You can call her DOCTOR White.
In 2007, Western University of Health Sciences in Pomona, Calif., made her an honorary doctor of humane veterinary sciences. “You see her on TV, but what surprised me was how brilliant she was. She tracks issues as well as anyone,” says Dr. Patricia Olson, Morris Animal Foundation president and CEO.
Nobody drives Miss Betty.
Ask White if she still drives and she replies, “Of course!” She owns a silver Cadillac nicknamed Seagull. “I love Cadillac and name them after birds.” Her previous ride, the pale-yellow Canary, was preceded by the green Parakeet.
She’s a pinup girl.
Move over, Bettie Page. In 2011, walls across America will showcase 12 months of White—strutting with a boom box, lounging with shirtless menservants, and more. And following in the footsteps of Sienna Miller and the Olsen twins, White has recently unveiled a line of T-shirts and sweatshirts. “I wanted them to feature dogs and cats, but the designers insisted on putting my face on the front,” she says in mock astonishment. A portion of the money from the calendar and from the Betty White Collection will benefit the Morris Animal Foundation.

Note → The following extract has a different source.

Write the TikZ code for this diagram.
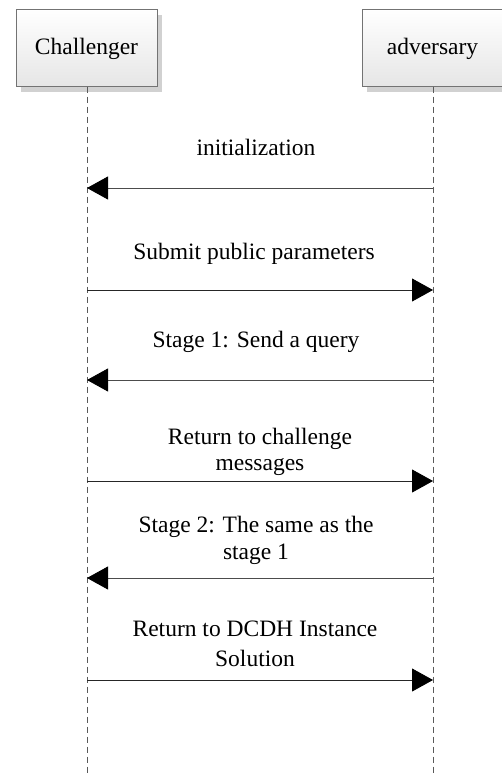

She believes everyone should have the right to say “I do.”
White’s status as a gay icon dates to the mid-80’s popularity of The Golden Girls. “Gays love old ladies,” she says of the phenomenon, which saw fans from West Hollywood to New York City turn on their TVs between 9 and 9:30 on Saturday nights to watch the exploits of Rose & Co. “I don’t care who anybody sleeps with. If a couple has been together all that time—and there are gay relationships that are more solid than some heterosexual ones—I think it’s fine if they want to get married. I don’t know how people can get so anti-something. Mind your own business, take care of your affairs, and don’t worry about other people so much.”
She plays to win…
Once a month or so, White and “family”—pals like Frasier’s Millicent Martin (who played Jane Leeves’ mother) and Password creator Bob Stewart—get together for poker night. “It’s a heavy game,” White says. “You can lose as much as five dollars!” When she was a guest on Late Night With Jimmy Fallon in 2009 and again in May, Fallon challenged her to beer pong. “I explained that you try to throw ping-pong balls into the other person’s beer cup,” he said. “If you get the ball in, your opponent drinks. She said, ‘I’m in!’” and nailed her first toss. “Betty plays the cute factor,” Fallon says, “then goes for the jugular.” He rallied—“I wasn’t going down without a fight”—and eventually won.
…But she can take a hit.
If you didn’t see this year’s Snickers Super Bowl commercial—where White and Abe Vigoda get slammed in a football game—consider this: Golden Girls writer Marc Cherry (who went on to create Desperate Housewives) recalls that on his first day on the job, his writing partner jokingly threw a piece of bologna at him in the cafeteria. “I ducked, and Betty happened to be behind me,” he remembers. “It hit her in the face. Without missing a beat, she peeled it off, shook it at us, and said, ‘Don’t you know I’m a star? I’m a goddamn star!’ and then she laughed. That’s the thing about Betty—she gets the joke.”